In his Description of Britain, Harrison wrote in 1577 that Henry ‘did hang up three score and twelve thousand of them in his time’. So, out of a population of probably no more than 3 million, he executed 72,000 vagabonds (the equivalent for today’s population would be about 1.5 million).

Harrison said that Henry’s brutality seemed to terrify the vagabonds into submission, but that since the king’s death their numbers had greatly increased and there were now over 10,000 roaming the land and they had become so well organised that they had their own social structure and cant (some of which has survived in common usage, as you will see from the short lexicon below).

Yet Harrison clearly had no time for able-bodied vagabonds. He said: ‘They are all thieves and caterpillars in the commonwealth and, by the word of God, not permitted to eat since they do but lick the sweat from the true labourers’ brows.’

Facing such hostility, the vagabonds sought protection in numbers, forming themselves into large bands. This, of course, only served to make them seem more menacing and they came to be seen as a great social nuisance by the burgesses of towns and by the government. In London, they would be rounded up and thrown into Bridewell for whipping and forced labour.

Respectable townsfolk were both afraid of them – and fascinated by their lifestyle, much in the way we now find old-time pirates glamorous.

In 1565, the printer and writer John Awdeley brought out a small volume entitled The Fraternitye of Vacabondes, which was so popular that it was immediately reprinted – and then brought out again ten years later. His book was followed by Thomas Harman’s equally famous Caveat, published in 1567.

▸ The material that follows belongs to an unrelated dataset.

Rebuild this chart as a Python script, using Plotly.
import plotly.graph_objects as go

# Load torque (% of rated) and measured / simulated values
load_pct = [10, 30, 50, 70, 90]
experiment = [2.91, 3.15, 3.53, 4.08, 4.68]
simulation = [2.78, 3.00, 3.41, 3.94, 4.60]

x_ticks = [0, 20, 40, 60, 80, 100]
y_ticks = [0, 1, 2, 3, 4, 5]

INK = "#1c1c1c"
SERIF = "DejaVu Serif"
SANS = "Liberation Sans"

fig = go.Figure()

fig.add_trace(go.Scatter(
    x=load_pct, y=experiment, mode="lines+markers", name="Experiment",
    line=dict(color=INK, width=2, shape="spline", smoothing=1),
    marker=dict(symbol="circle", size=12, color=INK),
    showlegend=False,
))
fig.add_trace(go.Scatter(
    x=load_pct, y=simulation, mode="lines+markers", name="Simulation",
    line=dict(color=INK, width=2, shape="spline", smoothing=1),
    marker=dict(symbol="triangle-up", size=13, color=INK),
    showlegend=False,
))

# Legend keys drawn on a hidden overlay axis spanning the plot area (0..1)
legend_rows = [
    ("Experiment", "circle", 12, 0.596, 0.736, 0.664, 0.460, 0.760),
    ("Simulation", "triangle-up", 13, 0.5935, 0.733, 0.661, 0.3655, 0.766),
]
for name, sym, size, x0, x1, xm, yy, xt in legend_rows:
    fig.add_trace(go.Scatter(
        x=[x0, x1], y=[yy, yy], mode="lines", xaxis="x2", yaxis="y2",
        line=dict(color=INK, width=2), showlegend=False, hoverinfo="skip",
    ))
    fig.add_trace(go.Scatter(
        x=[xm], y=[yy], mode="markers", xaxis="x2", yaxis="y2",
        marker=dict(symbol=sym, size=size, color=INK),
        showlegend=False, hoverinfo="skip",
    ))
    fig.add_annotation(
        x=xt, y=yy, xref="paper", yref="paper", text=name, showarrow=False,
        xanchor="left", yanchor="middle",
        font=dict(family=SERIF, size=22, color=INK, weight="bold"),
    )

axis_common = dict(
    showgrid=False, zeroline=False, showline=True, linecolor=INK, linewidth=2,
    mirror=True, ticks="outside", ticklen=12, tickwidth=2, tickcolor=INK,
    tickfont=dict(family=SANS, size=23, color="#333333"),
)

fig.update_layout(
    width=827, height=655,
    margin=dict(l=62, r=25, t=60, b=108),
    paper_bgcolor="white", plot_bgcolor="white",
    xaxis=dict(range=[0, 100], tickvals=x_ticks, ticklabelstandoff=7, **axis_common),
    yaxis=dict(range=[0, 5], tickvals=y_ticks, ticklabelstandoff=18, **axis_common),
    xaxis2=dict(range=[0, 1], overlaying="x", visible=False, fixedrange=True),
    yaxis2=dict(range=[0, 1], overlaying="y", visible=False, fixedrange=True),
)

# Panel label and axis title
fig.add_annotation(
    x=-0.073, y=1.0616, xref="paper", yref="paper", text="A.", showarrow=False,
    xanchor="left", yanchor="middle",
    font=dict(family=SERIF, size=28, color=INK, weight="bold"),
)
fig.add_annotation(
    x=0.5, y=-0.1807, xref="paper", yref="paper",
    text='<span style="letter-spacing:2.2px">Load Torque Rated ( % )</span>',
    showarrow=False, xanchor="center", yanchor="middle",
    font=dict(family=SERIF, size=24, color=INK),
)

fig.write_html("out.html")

Both men claimed to have talked extensively with vagabonds to obtain their information, and there are great similarities between their accounts.

A Vagabond Who’s Who

This is the hierarchy of the vagabond bands, as outlined by Awdeley (and modernised and shortened by this author):

Upright Man: One that goes with a staff. He has so much authority that meeting with any of his profession he may call them to account and command a share of all that they have gained. And if he do them wrong, they have no remedy against him, even though he beats them. He may also command any of their women, which they call doxies, to serve his turn.

Curtall: Much like an upright man, but his authority is not so great.

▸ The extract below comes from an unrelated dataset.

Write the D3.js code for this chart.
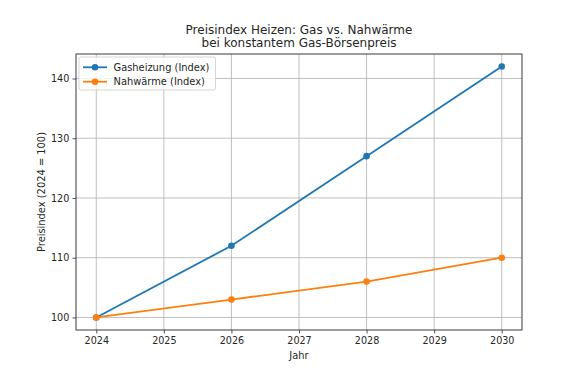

Kitchen co: an idle, renegade boy.

Kitchen mort: A girl. She is brought at her full age to the Upright Man to be broken, and so she is called a doxy, until she comes to the honour of an Altham [the wife of a Curtall].

Abraham Man: He walks bare-armed and bare-legged, and feigns himself mad and calls himself Poor Tom.

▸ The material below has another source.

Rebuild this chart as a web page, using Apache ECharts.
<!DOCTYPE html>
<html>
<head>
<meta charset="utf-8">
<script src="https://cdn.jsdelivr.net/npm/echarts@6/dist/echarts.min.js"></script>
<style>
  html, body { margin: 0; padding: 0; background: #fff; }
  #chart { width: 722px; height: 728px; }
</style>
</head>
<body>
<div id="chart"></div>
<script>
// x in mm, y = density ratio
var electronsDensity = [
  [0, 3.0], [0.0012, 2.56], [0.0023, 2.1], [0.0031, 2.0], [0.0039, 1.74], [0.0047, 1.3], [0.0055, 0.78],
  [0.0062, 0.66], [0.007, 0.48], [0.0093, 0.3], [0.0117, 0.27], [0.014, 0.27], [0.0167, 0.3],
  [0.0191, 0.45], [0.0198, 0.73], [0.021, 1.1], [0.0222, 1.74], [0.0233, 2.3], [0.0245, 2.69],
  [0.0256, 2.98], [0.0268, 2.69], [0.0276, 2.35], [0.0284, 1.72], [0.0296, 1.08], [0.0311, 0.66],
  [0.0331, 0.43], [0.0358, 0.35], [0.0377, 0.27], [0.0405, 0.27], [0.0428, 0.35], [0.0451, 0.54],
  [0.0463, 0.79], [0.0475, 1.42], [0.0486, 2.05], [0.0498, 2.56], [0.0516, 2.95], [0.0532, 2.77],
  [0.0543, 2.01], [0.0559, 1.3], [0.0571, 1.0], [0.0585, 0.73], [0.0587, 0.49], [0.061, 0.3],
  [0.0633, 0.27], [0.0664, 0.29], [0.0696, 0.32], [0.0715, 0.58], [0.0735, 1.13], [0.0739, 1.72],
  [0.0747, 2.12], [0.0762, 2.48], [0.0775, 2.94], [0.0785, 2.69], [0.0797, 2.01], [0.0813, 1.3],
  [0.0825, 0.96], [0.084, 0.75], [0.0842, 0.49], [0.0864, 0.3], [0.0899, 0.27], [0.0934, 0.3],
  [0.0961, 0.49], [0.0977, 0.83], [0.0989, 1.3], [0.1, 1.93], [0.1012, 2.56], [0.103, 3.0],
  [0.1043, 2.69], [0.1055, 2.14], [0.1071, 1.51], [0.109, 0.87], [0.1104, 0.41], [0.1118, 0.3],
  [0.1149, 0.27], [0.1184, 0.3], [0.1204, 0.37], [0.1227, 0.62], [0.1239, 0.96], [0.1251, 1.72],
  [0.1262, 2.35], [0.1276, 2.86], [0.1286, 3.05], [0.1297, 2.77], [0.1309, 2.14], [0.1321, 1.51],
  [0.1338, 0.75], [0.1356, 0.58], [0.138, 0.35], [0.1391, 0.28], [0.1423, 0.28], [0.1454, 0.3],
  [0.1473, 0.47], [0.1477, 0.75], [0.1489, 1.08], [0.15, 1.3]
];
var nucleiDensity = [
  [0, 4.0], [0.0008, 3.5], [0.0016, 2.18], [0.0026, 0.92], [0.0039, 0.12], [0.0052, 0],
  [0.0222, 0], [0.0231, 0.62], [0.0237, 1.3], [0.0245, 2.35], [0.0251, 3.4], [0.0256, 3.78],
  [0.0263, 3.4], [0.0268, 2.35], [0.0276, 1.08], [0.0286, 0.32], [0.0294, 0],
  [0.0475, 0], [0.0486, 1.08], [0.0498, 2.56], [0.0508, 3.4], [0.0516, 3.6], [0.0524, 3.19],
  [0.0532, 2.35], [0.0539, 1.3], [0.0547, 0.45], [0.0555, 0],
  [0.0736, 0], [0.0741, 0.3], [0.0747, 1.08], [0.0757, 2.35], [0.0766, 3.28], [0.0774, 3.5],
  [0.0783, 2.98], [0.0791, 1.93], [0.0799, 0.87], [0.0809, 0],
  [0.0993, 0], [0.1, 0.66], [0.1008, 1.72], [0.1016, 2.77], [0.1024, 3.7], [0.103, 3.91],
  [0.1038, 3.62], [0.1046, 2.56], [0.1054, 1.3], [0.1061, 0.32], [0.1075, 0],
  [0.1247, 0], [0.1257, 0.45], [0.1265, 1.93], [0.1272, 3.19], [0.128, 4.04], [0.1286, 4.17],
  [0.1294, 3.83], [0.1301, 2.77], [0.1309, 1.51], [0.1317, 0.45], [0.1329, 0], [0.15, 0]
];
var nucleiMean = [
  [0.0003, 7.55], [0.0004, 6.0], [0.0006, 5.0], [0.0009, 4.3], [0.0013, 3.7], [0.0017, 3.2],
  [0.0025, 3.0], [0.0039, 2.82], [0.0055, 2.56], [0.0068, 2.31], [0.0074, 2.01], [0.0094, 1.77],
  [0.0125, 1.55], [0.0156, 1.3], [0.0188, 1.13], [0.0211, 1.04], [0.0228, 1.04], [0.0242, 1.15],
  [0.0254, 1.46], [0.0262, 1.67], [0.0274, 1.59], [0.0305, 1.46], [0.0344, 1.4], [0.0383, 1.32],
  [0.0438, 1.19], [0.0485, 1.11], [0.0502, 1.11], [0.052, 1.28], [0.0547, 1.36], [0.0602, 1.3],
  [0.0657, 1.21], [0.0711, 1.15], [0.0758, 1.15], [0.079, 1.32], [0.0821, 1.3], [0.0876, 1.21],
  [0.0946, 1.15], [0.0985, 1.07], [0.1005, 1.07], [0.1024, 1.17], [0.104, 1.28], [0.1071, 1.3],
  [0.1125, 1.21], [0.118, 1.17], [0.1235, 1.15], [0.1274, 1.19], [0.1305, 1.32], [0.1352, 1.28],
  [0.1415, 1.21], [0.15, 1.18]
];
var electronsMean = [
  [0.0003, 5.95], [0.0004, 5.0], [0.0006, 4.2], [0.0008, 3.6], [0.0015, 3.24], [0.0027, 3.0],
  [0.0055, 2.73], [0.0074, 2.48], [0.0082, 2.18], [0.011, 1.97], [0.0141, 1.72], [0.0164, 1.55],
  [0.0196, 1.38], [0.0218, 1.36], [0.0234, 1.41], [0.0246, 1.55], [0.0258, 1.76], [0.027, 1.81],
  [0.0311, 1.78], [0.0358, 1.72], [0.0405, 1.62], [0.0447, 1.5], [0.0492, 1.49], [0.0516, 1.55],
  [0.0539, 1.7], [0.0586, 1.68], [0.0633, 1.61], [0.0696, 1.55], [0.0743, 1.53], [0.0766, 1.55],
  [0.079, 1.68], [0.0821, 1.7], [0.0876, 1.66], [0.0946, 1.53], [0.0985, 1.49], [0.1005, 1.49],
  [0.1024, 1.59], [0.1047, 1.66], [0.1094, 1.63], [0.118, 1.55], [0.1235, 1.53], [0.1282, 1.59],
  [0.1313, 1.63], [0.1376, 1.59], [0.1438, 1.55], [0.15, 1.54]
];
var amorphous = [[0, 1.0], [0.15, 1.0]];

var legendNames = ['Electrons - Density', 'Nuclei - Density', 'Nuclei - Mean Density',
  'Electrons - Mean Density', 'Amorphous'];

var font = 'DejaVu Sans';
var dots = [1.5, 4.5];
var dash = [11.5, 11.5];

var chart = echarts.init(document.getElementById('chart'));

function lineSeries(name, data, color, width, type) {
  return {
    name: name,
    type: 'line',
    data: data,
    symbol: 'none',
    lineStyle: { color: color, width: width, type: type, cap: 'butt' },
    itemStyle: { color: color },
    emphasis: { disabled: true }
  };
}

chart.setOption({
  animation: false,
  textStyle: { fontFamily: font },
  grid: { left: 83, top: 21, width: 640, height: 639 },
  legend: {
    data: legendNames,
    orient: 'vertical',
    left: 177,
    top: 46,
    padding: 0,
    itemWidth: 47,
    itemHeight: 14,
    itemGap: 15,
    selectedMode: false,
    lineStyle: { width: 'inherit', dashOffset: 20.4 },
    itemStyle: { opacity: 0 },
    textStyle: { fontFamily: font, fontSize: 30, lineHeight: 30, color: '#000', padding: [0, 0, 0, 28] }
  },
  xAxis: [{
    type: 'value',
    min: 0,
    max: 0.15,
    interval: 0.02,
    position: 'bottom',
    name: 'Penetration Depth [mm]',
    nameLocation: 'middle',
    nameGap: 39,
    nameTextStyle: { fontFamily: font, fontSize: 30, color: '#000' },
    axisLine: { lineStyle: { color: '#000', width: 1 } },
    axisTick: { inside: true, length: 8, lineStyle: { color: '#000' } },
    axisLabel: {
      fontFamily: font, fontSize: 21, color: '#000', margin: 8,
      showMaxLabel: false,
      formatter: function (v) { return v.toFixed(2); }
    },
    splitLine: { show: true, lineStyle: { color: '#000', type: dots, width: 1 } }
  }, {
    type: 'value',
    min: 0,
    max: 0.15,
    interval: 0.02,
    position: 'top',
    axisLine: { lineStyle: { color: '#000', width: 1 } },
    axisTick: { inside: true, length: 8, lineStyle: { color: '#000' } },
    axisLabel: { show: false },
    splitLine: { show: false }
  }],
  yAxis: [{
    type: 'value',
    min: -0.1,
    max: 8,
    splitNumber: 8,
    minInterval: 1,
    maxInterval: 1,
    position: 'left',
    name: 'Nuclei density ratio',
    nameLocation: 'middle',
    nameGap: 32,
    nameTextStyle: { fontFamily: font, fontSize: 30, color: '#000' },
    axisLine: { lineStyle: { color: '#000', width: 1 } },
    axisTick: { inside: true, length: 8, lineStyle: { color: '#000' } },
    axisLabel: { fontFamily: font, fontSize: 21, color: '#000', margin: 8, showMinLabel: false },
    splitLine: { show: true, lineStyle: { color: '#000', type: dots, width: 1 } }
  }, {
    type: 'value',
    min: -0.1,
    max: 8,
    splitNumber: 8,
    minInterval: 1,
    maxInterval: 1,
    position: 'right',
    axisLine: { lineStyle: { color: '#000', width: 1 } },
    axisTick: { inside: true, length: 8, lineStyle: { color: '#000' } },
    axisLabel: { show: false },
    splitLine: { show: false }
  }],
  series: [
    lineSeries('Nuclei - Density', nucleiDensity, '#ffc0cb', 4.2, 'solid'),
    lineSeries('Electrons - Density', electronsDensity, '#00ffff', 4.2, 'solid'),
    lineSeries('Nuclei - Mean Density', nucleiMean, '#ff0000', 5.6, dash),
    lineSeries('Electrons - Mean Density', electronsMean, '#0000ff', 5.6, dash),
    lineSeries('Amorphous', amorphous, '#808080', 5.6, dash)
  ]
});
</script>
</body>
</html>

Ruffler: Carries a weapon and seeks work, saying he has served as a soldier in the wars. But his main trade is robbing poor wayfarers and market women.

Prigman: Steals clothes and poultry and carries them to the alehouse, which they call the boozing inn, and there sits playing at cards and dice until he spends all he has stolen.

Lackman: One that can read and write and sometimes speak Latin. He makes counterfeit licences [i.e., to prove he has permission to beg alms], which they call ‘gybes’.

Whipjack: He uses counterfeit licences to beg as though he were a mariner, but his chief trade is to rob booths at a fair, which they call ‘heaving of the booth’.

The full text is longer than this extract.